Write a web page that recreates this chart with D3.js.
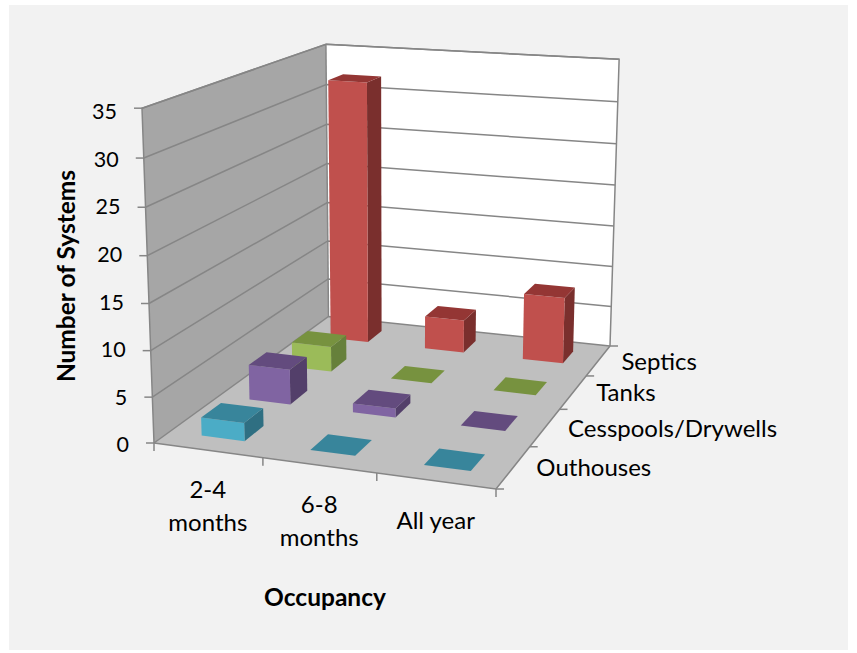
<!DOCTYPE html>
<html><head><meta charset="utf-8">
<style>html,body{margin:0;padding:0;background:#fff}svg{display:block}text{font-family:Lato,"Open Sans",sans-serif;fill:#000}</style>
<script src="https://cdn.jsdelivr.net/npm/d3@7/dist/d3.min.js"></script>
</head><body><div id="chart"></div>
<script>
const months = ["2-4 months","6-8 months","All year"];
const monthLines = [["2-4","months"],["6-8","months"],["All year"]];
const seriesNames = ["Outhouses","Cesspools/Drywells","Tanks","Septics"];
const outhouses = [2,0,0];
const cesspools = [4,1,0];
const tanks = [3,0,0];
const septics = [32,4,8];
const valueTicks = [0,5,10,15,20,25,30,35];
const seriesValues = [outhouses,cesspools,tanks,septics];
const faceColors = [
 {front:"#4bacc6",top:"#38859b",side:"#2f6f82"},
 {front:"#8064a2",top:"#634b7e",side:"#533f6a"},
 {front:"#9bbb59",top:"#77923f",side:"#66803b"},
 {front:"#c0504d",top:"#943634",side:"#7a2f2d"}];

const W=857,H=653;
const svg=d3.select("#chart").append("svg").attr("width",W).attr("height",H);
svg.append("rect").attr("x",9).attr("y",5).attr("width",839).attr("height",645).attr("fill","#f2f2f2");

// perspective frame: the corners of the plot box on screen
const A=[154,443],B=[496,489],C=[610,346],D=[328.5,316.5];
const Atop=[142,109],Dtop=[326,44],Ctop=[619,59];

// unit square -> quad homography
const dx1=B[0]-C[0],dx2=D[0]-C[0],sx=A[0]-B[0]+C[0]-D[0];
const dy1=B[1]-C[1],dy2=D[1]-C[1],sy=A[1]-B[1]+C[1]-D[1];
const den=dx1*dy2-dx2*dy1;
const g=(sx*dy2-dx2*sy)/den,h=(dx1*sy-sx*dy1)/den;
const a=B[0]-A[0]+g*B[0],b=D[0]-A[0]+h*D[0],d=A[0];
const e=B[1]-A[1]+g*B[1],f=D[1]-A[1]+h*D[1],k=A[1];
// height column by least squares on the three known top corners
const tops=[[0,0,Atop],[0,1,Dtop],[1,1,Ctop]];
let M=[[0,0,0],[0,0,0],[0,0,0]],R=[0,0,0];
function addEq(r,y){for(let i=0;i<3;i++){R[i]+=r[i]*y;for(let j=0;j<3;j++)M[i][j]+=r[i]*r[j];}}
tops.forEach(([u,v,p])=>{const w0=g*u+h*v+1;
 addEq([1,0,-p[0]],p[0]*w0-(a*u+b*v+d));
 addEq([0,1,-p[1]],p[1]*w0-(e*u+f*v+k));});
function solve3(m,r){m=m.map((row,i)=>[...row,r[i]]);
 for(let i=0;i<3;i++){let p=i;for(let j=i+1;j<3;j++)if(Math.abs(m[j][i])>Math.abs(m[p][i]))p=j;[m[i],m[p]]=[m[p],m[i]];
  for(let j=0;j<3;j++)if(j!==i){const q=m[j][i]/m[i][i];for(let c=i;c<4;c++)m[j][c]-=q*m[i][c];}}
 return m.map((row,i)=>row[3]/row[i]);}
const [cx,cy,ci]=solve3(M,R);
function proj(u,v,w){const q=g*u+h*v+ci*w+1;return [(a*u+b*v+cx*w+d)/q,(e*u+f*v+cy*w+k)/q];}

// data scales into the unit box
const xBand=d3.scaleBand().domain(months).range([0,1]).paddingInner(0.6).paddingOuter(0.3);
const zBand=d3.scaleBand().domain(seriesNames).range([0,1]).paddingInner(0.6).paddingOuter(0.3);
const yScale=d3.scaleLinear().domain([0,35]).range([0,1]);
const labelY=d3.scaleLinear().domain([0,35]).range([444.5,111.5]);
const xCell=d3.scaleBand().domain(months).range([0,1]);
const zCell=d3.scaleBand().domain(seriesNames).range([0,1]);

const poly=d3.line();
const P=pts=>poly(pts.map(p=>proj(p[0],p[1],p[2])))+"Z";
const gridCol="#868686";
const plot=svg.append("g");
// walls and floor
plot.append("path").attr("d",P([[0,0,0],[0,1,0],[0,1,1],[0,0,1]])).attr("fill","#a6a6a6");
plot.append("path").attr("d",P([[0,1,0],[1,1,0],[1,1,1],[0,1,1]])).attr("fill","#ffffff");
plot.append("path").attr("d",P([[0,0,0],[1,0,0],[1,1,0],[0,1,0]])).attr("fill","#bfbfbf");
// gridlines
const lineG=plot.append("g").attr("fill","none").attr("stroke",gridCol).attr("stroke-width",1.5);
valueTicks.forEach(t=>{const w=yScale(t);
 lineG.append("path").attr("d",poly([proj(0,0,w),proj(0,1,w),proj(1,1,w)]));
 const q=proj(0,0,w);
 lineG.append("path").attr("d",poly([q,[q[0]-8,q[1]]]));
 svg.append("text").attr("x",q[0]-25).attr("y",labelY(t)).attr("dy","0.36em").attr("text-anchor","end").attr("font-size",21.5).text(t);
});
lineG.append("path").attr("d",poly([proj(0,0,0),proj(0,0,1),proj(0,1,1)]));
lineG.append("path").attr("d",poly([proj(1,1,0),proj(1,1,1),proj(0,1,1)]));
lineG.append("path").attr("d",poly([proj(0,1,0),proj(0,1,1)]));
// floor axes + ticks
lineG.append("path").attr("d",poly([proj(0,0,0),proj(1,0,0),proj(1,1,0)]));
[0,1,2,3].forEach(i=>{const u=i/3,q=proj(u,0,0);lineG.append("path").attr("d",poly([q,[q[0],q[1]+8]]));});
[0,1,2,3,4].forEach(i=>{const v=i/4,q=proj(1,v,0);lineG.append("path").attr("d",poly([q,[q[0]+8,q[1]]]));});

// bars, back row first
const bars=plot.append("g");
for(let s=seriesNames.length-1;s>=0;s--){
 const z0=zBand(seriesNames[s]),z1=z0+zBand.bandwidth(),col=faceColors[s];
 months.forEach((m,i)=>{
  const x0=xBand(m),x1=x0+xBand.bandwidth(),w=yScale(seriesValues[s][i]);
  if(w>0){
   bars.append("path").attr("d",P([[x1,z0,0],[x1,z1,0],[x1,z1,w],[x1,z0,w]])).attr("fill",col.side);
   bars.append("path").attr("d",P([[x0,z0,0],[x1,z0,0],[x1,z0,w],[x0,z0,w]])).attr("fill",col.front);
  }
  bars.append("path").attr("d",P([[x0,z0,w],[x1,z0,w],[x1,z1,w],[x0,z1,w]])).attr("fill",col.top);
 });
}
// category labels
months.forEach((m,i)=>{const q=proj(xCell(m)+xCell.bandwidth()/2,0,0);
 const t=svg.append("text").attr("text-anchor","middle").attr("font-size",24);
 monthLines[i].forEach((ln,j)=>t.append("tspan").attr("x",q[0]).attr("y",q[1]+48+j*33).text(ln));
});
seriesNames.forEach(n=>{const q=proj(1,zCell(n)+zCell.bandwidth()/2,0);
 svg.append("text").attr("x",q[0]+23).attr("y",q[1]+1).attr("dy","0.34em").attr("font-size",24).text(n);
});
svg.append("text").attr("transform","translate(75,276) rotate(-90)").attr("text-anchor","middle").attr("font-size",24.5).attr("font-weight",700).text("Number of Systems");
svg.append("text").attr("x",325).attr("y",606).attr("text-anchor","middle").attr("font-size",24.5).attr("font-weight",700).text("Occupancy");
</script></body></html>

> **Exercise**: Repeat only the lines from the beginning of the material through the line containing "const Atop=[142,109],Dtop=[326,44],Ctop=[619,59];", both ends kept, leaving pictures out.

> **Exercise result**:
Write a web page that recreates this chart with D3.js.
<!DOCTYPE html>
<html><head><meta charset="utf-8">
<style>html,body{margin:0;padding:0;background:#fff}svg{display:block}text{font-family:Lato,"Open Sans",sans-serif;fill:#000}</style>
<script src="https://cdn.jsdelivr.net/npm/d3@7/dist/d3.min.js"></script>
</head><body><div id="chart"></div>
<script>
const months = ["2-4 months","6-8 months","All year"];
const monthLines = [["2-4","months"],["6-8","months"],["All year"]];
const seriesNames = ["Outhouses","Cesspools/Drywells","Tanks","Septics"];
const outhouses = [2,0,0];
const cesspools = [4,1,0];
const tanks = [3,0,0];
const septics = [32,4,8];
const valueTicks = [0,5,10,15,20,25,30,35];
const seriesValues = [outhouses,cesspools,tanks,septics];
const faceColors = [
 {front:"#4bacc6",top:"#38859b",side:"#2f6f82"},
 {front:"#8064a2",top:"#634b7e",side:"#533f6a"},
 {front:"#9bbb59",top:"#77923f",side:"#66803b"},
 {front:"#c0504d",top:"#943634",side:"#7a2f2d"}];

const W=857,H=653;
const svg=d3.select("#chart").append("svg").attr("width",W).attr("height",H);
svg.append("rect").attr("x",9).attr("y",5).attr("width",839).attr("height",645).attr("fill","#f2f2f2");

// perspective frame: the corners of the plot box on screen
const A=[154,443],B=[496,489],C=[610,346],D=[328.5,316.5];
const Atop=[142,109],Dtop=[326,44],Ctop=[619,59];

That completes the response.